‘Io faccio un passo indietro, Salvini fa un passo indietro, ma c’è un altro che deve fare un passo indietro’, riferendosi a Silvio Berlusconi, dice il capo politico M5S Luigi Di Maio a ‘1/2h In Più’ su Rai3, spiegando di avere parlato a Salvini di questa possibilità un po’ di tempo fa e ricordando che il dialogo con Salvini non è andato avanti perché c’è il tema del centrodestra.
‘Le confermo che insieme a Salvini possiamo scegliere un presidente del Consiglio che non sia io e che non sia Salvini, visto che è disponibile anche lui. Scegliamo una persona politica, l’ultimo dei problemi, se della Lega o del M5s. Scegliamo una personalità che possa rappresentare le due forze’, dice Di Maio. Anche un tecnico? ‘Purché sia una personalità in grado di gradire e comprendere il momento storico: questa è la differenza con i tecnici’.
La manomissione delle parole dovrebbe essere una riflessione sull’uso dei termini, sulla loro funzione, sul valore che essi hanno nella costruzione delle storie di ciascuno di noi, tanto da essere pilastri della nostra vita etica e civile ma, purtroppo non è così. Le fondamenta, come accade in tal caso, vengono logorate dall’abuso e dalla manipolazione dei significati. Vengono manomesse, smontate e rimontate, privandole, quindi, del loro significato originario.
Sono privi della loro intima sostanza perché logorati dal ‘politichese’, dal linguaggio giornalistico e da ogni forma di espressione che procede per luoghi comuni e frasi fatte. Per Luigi Di Maio si assiste al crollo della fiducia degli italiani nei suoi confronti, senza dimenticare che la nascita di un governo ‘di tregua’ potrebbe confinare i Cinquestelle all’opposizione e fare scattare a breve termine la tagliola del limite del ‘doppio mandato’.
Di Maio il ‘sovraesposto’ che invade tv, giornali e web attraverso l’abito di cartapesta del ‘rivoluzionario in cravatta’ che diffonde massimalismo di provincia ambendo al massimo slancio istituzionale.

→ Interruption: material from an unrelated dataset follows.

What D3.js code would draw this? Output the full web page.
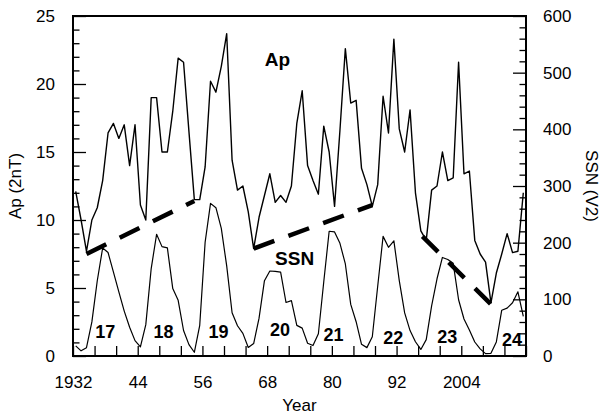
<!DOCTYPE html>
<html>
<head>
  <meta charset="utf-8">
  <script src="https://d3js.org/d3.v7.min.js"></script>
  <style>
    body { margin: 0; background: #fff; }
    text { font-family: "Liberation Sans", Arial, Helvetica, sans-serif; fill: #000; }
  </style>
</head>
<body>
<div id="chart"></div>
<script>
  // yearly values, 1932..2015
  var firstYear = 1932;
  var apValues = [
    12.1, 10.0, 7.7, 10.0, 10.9, 12.9, 16.4, 17.1, 16.0, 17.0,
    14.0, 17.0, 11.1, 10.0, 19.0, 19.0, 15.0, 15.0, 18.0, 21.9,
    21.6, 16.5, 11.5, 11.5, 13.9, 20.2, 19.4, 21.3, 23.7, 14.4,
    12.2, 12.5, 10.6, 7.9, 10.2, 11.8, 13.4, 11.3, 11.8, 11.3,
    12.5, 17.1, 19.5, 14.0, 12.9, 11.9, 16.9, 15.0, 11.0, 16.6,
    22.6, 18.6, 18.8, 13.8, 12.6, 11.0, 12.6, 19.1, 16.4, 23.3,
    16.7, 15.0, 18.1, 12.0, 9.2, 8.5, 12.2, 12.5, 15.0, 12.9,
    13.1, 21.6, 13.4, 13.6, 8.5, 7.5, 6.9, 3.9, 6.1, 7.5,
    9.0, 7.6, 7.7, 12.0
  ];
  var ssnValues = [
    17.9, 9.1, 14.6, 60.2, 132.8, 190.6, 182.6, 148.0, 113.0, 79.2,
    50.8, 27.1, 16.1, 55.3, 154.3, 214.7, 193.0, 190.7, 118.9, 98.3,
    45.0, 20.1, 6.6, 54.2, 200.7, 269.3, 261.7, 225.1, 159.0, 76.4,
    53.4, 39.9, 15.0, 22.0, 66.8, 132.9, 150.0, 149.4, 148.0, 94.4,
    97.6, 54.1, 49.2, 22.5, 18.4, 39.3, 131.0, 220.1, 218.9, 198.9,
    162.4, 91.0, 60.5, 20.6, 14.8, 33.9, 123.0, 211.1, 191.8, 203.3,
    133.0, 76.1, 44.9, 25.1, 11.6, 28.9, 88.3, 136.3, 173.9, 170.4,
    163.6, 99.3, 65.3, 45.8, 24.7, 12.6, 4.2, 4.8, 24.9, 80.8,
    84.5, 94.0, 113.3, 69.8
  ];

  // Ap trend lines between cycle minima: [year, Ap]
  var trendLines = [
    [[1934, 7.5], [1954, 11.4]],
    [[1965, 7.9], [1987, 11.1]],
    [[1996.3, 8.8], [2009, 3.8]]
  ];

  // solar cycle numbers: [label, year, SSN]
  var cycleLabels = [
    ["17", 1938.0, 43], ["18", 1948.8, 43], ["19", 1959.0, 43], ["20", 1970.4, 46],
    ["21", 1980.3, 37], ["22", 1991.4, 32], ["23", 2001.4, 34], ["24", 2013.4, 28]
  ];

  var xLabelYears = [1932, 1944, 1956, 1968, 1980, 1992, 2004];

  var W = 608, H = 417;
  var plotL = 73, plotR = 526, plotT = 16, plotB = 356;

  var svg = d3.select("#chart").append("svg")
    .attr("width", W).attr("height", H);

  var x = d3.scaleLinear().domain([1932, 2016]).range([plotL, plotR]);
  var yAp = d3.scaleLinear().domain([0, 25]).range([plotB, plotT]);
  var ySsn = d3.scaleLinear().domain([0, 600]).range([plotB, plotT]);

  var apData = apValues.map(function (v, i) { return { year: firstYear + i, v: v }; });
  var ssnData = ssnValues.map(function (v, i) { return { year: firstYear + i, v: v }; });

  var apLine = d3.line()
    .x(function (d) { return x(d.year + 0.5); })
    .y(function (d) { return yAp(d.v); });
  var ssnLine = d3.line()
    .x(function (d) { return x(d.year + 0.5); })
    .y(function (d) { return ySsn(d.v); });

  svg.append("path").datum(ssnData)
    .attr("d", ssnLine)
    .attr("fill", "none").attr("stroke", "#000").attr("stroke-width", 1.2)
    .attr("stroke-linejoin", "round");

  svg.append("path").datum(apData)
    .attr("d", apLine)
    .attr("fill", "none").attr("stroke", "#000").attr("stroke-width", 1.4)
    .attr("stroke-linejoin", "round");

  var trendLine = d3.line()
    .x(function (d) { return x(d[0] + 0.5); })
    .y(function (d) { return yAp(d[1]); });

  svg.selectAll(".trend").data(trendLines).enter().append("path")
    .attr("class", "trend")
    .attr("d", trendLine)
    .attr("fill", "none").attr("stroke", "#000").attr("stroke-width", 4.5)
    .attr("stroke-dasharray", "22,15");

  // axes
  var xAxis = d3.axisBottom(x)
    .tickValues(d3.range(1932, 2017, 4))
    .tickSize(-10).tickPadding(20)
    .tickFormat(function (d) {
      if (xLabelYears.indexOf(d) < 0) return "";
      return (d < 2000 && d !== 1932) ? String(d).slice(2) : String(d);
    });
  var gx = svg.append("g").attr("transform", "translate(0," + plotB + ")").call(xAxis);

  var leftAxis = d3.axisLeft(yAp)
    .tickValues(d3.range(0, 26, 1))
    .tickSize(-6.5).tickPadding(18)
    .tickFormat(function (d) { return d % 5 === 0 ? d : ""; });
  var gl = svg.append("g").attr("transform", "translate(" + plotL + ",0)").call(leftAxis);
  gl.selectAll(".tick line").attr("x2", function (d) { return d % 5 === 0 ? 13 : 6.5; });

  var rightAxis = d3.axisRight(ySsn)
    .tickValues(d3.range(0, 601, 20))
    .tickSize(-6.5).tickPadding(17)
    .tickFormat(function (d) { return d % 100 === 0 ? d : ""; });
  var gr = svg.append("g").attr("transform", "translate(" + plotR + ",0)").call(rightAxis);
  gr.selectAll(".tick line").attr("x2", function (d) { return d % 100 === 0 ? -13 : -6.5; });

  [gx, gl, gr].forEach(function (g) {
    g.select(".domain").remove();
    g.selectAll(".tick line").attr("stroke", "#000").attr("stroke-width", 1.3);
    g.selectAll(".tick text")
      .style("font-family", "'Liberation Sans', Arial, Helvetica, sans-serif")
      .style("font-size", "17px").attr("fill", "#000");
  });

  svg.append("rect")
    .attr("x", plotL).attr("y", plotT)
    .attr("width", plotR - plotL).attr("height", plotB - plotT)
    .attr("fill", "none").attr("stroke", "#000").attr("stroke-width", 2);

  // labels
  svg.append("text").attr("x", x(1969.9)).attr("y", yAp(21.3))
    .attr("text-anchor", "middle")
    .style("font-size", "19px").style("font-weight", "bold").text("Ap");

  svg.append("text").attr("x", x(1973.1)).attr("y", ySsn(160))
    .attr("text-anchor", "middle")
    .style("font-size", "19px").style("font-weight", "bold").text("SSN");

  svg.selectAll(".cyc").data(cycleLabels).enter().append("text")
    .attr("class", "cyc")
    .attr("x", function (d) { return x(d[1]); })
    .attr("y", function (d) { return ySsn(d[2]); })
    .attr("text-anchor", "middle").attr("dy", "0.35em")
    .style("font-size", "18px").style("font-weight", "bold")
    .text(function (d) { return d[0]; });

  svg.append("text")
    .attr("transform", "translate(21," + ((plotT + plotB) / 2) + ") rotate(-90)")
    .attr("text-anchor", "middle")
    .style("font-size", "17px").text("Ap (2nT)");

  svg.append("text")
    .attr("transform", "translate(586," + ((plotT + plotB) / 2) + ") rotate(90)")
    .attr("text-anchor", "middle")
    .style("font-size", "17px").text("SSN (V2)");

  svg.append("text")
    .attr("x", (plotL + plotR) / 2).attr("y", 411)
    .attr("text-anchor", "middle")
    .style("font-size", "17px").text("Year");
</script>
</body>
</html>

Il presunto premier è stato sconfessato da Grillo sull’Europa scontrandosi, di fatto e di diritto, con una effimera celebrità. Il suo abito istituzionale non ha riscontrato il gradimento della base, dello zoccolo duro del Movimento, e del vertice rappresentato, alla fine della fiera, da Grillo e Casaleggio.
Per Nicola Piepoli la fiducia dell’elettorato in Di Maio è diminuita di quattro punti percentuali in solo 10 giorni, dal 43% di fine aprile al 39% di oggi. Secondo altri sondaggisti è crollata di otto punti percentuali, ovvero, dal 45% al 37%.
Gli errori commessi sono chiari: l’apertura del ‘forno’ con il Pd, sancito con il ritorno in campo di Matteo Renzi, e l’impossibilità, a seguito di questo, di chiedere le elezioni a giugno. Ergo, governicchio con i grillini all’opposizione. In termini pugilistici: uno-due e ‘tappeto’.
In ultimo il ‘la pagherete’ con riferimento al Pd, stile e terminologia consona ad un ‘bibitaro’ ma non a un presunto premier, che minaccia, con l’espressione usata, di scatenare le piazze contro il ‘governo di tregua’.
Pancia e testa del Movimento lo hanno ridimensionato, così come ha fatto l’elettorato e la rete, che in fin dei conti è particolarmente ‘sgranata…’.